The album centers on Sarah Borges voice which is rich and warm. She can use it across the genres the album touches and her passion is just as clear when she’s subtle as when she’s brash. She has similar qualities to Natalie Merchant, but Borges’ individuality is so strong that the comparison only becomes vividly clear once (on “Modern Trick”). The band is more than just a backup for Borges’ voice. The rhythms can be driving or sublime or anything in between, setting the tone as it changes along the way. The pedal steel plays an integral role throughout, sharing a lot of the understated movement of the vocals and bringing out a lot of the songs’ color.

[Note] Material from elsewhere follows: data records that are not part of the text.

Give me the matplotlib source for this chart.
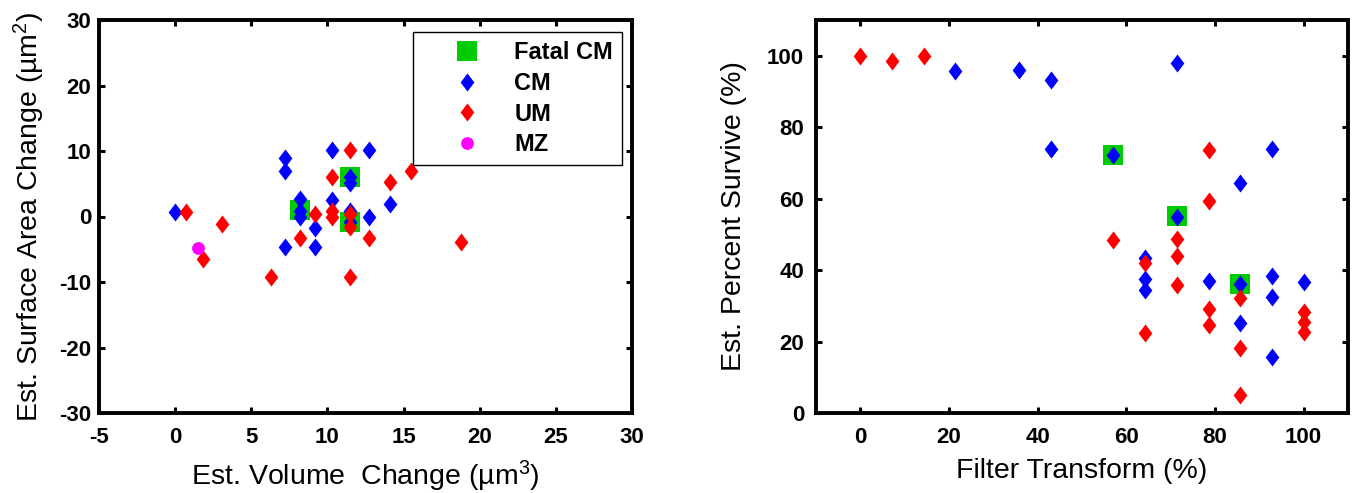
import matplotlib
matplotlib.use('Agg')
import matplotlib.pyplot as plt

# ---------------- data: left panel (volume vs surface area change) ----------------
fatal_vol = [8.2, 11.5, 11.5]
fatal_area = [1.0, 6.0, -0.9]

cm_vol = [0.0, 7.2, 7.2, 7.2, 8.2, 8.2, 8.2, 9.2, 9.2, 10.3, 10.3,
          11.5, 11.5, 11.5, 11.5, 12.7, 12.7, 14.1]
cm_area = [0.7, 9.0, 6.9, -4.7, 2.6, 0.9, -0.1, -1.8, -4.7, 10.1, 2.5,
           6.0, 5.1, 0.9, -0.9, 10.1, 0.0, 1.9]

um_vol = [0.7, 3.1, 1.8, 6.3, 8.2, 9.2, 10.3, 10.3, 10.3, 11.5, 11.5,
          11.5, 11.5, 12.7, 14.1, 15.5, 18.8]
um_area = [0.7, -1.2, -6.5, -9.3, -3.3, 0.4, 6.0, 0.9, -0.1, 10.1, 0.4,
           -1.6, -9.3, -3.3, 5.2, 6.9, -3.9]

mz_vol = [1.5]
mz_area = [-4.8]

# ---------------- data: right panel (filter transform vs survival) ----------------
fatal_ft = [57.1, 71.4, 85.7]
fatal_surv = [72.1, 55.1, 36.1]

cm_ft = [21.4, 35.7, 42.9, 42.9, 57.1, 64.3, 64.3, 64.3, 71.4, 71.4,
         78.6, 85.7, 85.7, 85.7, 92.9, 92.9, 92.9, 92.9, 100.0]
cm_surv = [95.8, 96.0, 93.3, 73.8, 72.1, 43.3, 37.4, 34.4, 97.9, 54.9,
           36.9, 64.5, 36.0, 25.1, 73.8, 38.3, 32.6, 15.8, 36.7]

um_ft = [0.0, 7.1, 14.3, 57.1, 64.3, 64.3, 71.4, 71.4, 71.4, 78.6,
         78.6, 78.6, 78.6, 85.7, 85.7, 85.7, 100.0, 100.0, 100.0]
um_surv = [100.0, 98.6, 100.0, 48.4, 41.9, 22.5, 48.8, 44.0, 35.8, 73.5,
           59.3, 29.2, 24.7, 32.3, 18.1, 4.9, 28.4, 25.6, 22.8]

# ---------------- ticks / labels ----------------
left_xticks = [-5, 0, 5, 10, 15, 20, 25, 30]
left_yticks = [-30, -20, -10, 0, 10, 20, 30]
right_xticks = [0, 20, 40, 60, 80, 100]
right_yticks = [0, 20, 40, 60, 80, 100]
legend_labels = ['Fatal CM', 'CM', 'UM', 'MZ']

# ---------------- style ----------------
plt.rcParams['font.family'] = ['Liberation Sans', 'DejaVu Sans']
plt.rcParams['mathtext.fontset'] = 'custom'
plt.rcParams['mathtext.rm'] = 'Liberation Sans'
plt.rcParams['mathtext.default'] = 'regular'

GREEN = '#00CC00'
BLUE = '#0000FF'
RED = '#FF0000'
MAGENTA = '#FF00FF'
diamond = [(0, 1), (0.76, 0), (0, -1), (-0.76, 0), (0, 1)]
DMS = 13.0   # diamond size (pt)
SMS = 15.0   # square size (pt)
CMS = 9.2    # circle size (pt)

W, H = 1357, 493
fig = plt.figure(figsize=(W / 100, H / 100), dpi=100)


def px_axes(l, r, t, b):
    return fig.add_axes([l / W, (H - b) / H, (r - l) / W, (b - t) / H])


ax1 = px_axes(99, 632, 20, 413)
ax2 = px_axes(816, 1348, 20, 413)


def draw(ax, fx, fy, cx, cy, ux, uy, mx=None, my=None):
    ax.plot(fx, fy, linestyle='none', marker='s', ms=SMS, mfc=GREEN,
            mec=GREEN, mew=0, label=legend_labels[0])
    ax.plot(cx, cy, linestyle='none', marker=diamond, ms=DMS, mfc=BLUE,
            mec=BLUE, mew=0, label=legend_labels[1])
    ax.plot(ux, uy, linestyle='none', marker=diamond, ms=DMS, mfc=RED,
            mec=RED, mew=0, label=legend_labels[2])
    if mx is not None:
        ax.plot(mx, my, linestyle='none', marker='o', ms=CMS, mfc=MAGENTA,
                mec=MAGENTA, mew=0, label=legend_labels[3])


draw(ax1, fatal_vol, fatal_area, cm_vol, cm_area, um_vol, um_area, mz_vol, mz_area)
draw(ax2, fatal_ft, fatal_surv, cm_ft, cm_surv, um_ft, um_surv)

ax1.set_xlim(-5, 30)
ax1.set_ylim(-30, 30)
ax2.set_xlim(-10, 110)
ax2.set_ylim(0, 110)

TS = 16
ax1.set_xticks(left_xticks)
ax1.set_xticklabels([str(t) for t in left_xticks], fontweight='bold', fontsize=TS)
ax1.set_yticks(left_yticks)
ax1.set_yticklabels([str(t) for t in left_yticks], fontweight='bold', fontsize=TS)
ax2.set_xticks(right_xticks)
ax2.set_xticklabels([str(t) for t in right_xticks], fontweight='bold', fontsize=TS)
ax2.set_yticks(right_yticks)
ax2.set_yticklabels([str(t) for t in right_yticks], fontweight='bold', fontsize=TS)

for ax, ypad in ((ax1, 5.5), (ax2, 8.5)):
    for s in ax.spines.values():
        s.set_linewidth(2.8)
    ax.tick_params(axis='both', which='major', direction='in', length=4.5,
                   width=2.2, top=True, right=True)
    ax.tick_params(axis='x', pad=10.0)
    ax.tick_params(axis='y', pad=ypad)

lab_size = 20.5
ax1.set_xlabel('Est. Volume  Change (\u00b5m$^3$)', fontsize=lab_size)
ax1.set_ylabel('Est. Surface Area Change (\u00b5m$^2$)', fontsize=lab_size)
ax2.set_xlabel('Filter Transform (%)', fontsize=lab_size)
ax2.set_ylabel('Est. Percent Survive (%)', fontsize=lab_size)

for ax, xl_y, yl_x in ((ax1, (413 - 485) / 393, (38 - 99) / 533),
                       (ax2, (413 - 478) / 393, (741 - 816) / 532)):
    ax.xaxis.label.set_va('baseline')
    ax.yaxis.label.set_va('baseline')
    ax.xaxis.set_label_coords(0.5, xl_y)
    ax.yaxis.set_label_coords(yl_x, 0.5)

leg = ax1.legend(loc='upper right', bbox_to_anchor=(622 / W, (H - 32) / H),
                 bbox_transform=fig.transFigure, borderaxespad=0,
                 prop={'weight': 'bold', 'size': 17}, frameon=True,
                 fancybox=False, edgecolor='black', framealpha=1, numpoints=1,
                 handlelength=3.8, handletextpad=0.1, labelspacing=0.33,
                 borderpad=0.38)
leg.get_frame().set_linewidth(1.0)

fig.savefig('out.png', dpi=100)
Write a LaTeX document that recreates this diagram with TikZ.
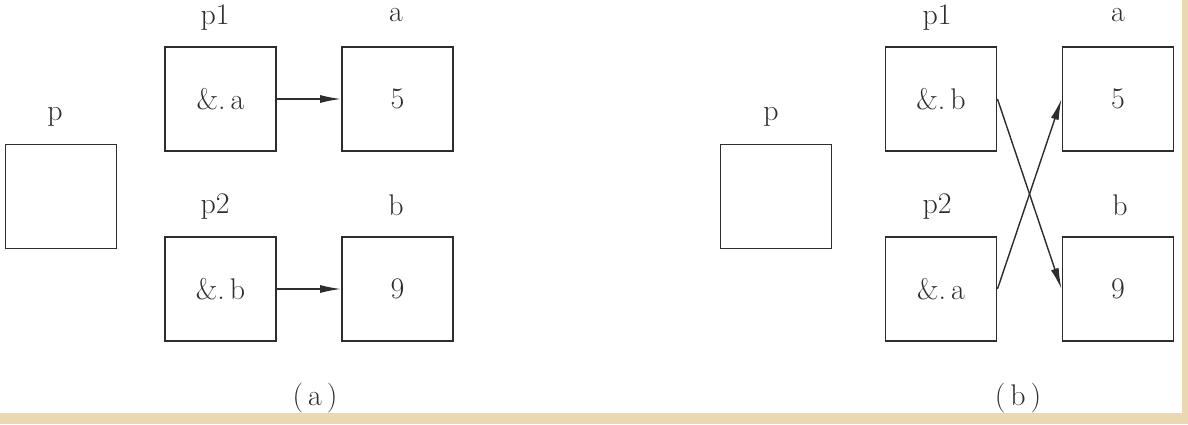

Diamonds in the Dark clearly digs deep into the core of rock n roll, coming up with rockabilly, blues, soul, bubblegum, country and punk. “The Day We Met” has the punk-edged rockabilly perfected by X (even more than the album’s actual cover of X’s “Come Back to Me”). Punk energy is even more prevalent on the garagey “Diablito” and “Stop and Think It Over” applies that same punk rock edge to 60s pop. Borges pulls off “False Eyelashes” with all the confidence of Dolly Parton’s original and her own restless energy. The pedal steel is just superb on this as well as “Modern Trick.” Even the comparatively average country ballads “Around 9” and “Belle of the Bar” could stand on their own. The album finishes up with another cover, this time Tom Waits’ “Blind Love,” whose sparse echoey slide and rimshots provide the perfect atmosphere for Borges range and control without constraining her.
Sarah Borges and the Broken Singles have produced an album that burns slow and warm with their passion and love, not for the music of the past, but for the roots of the present. There’s a difference between those two, because one is just a revival, but Sarah Borges and company show us that even the roots are still alive and growing today.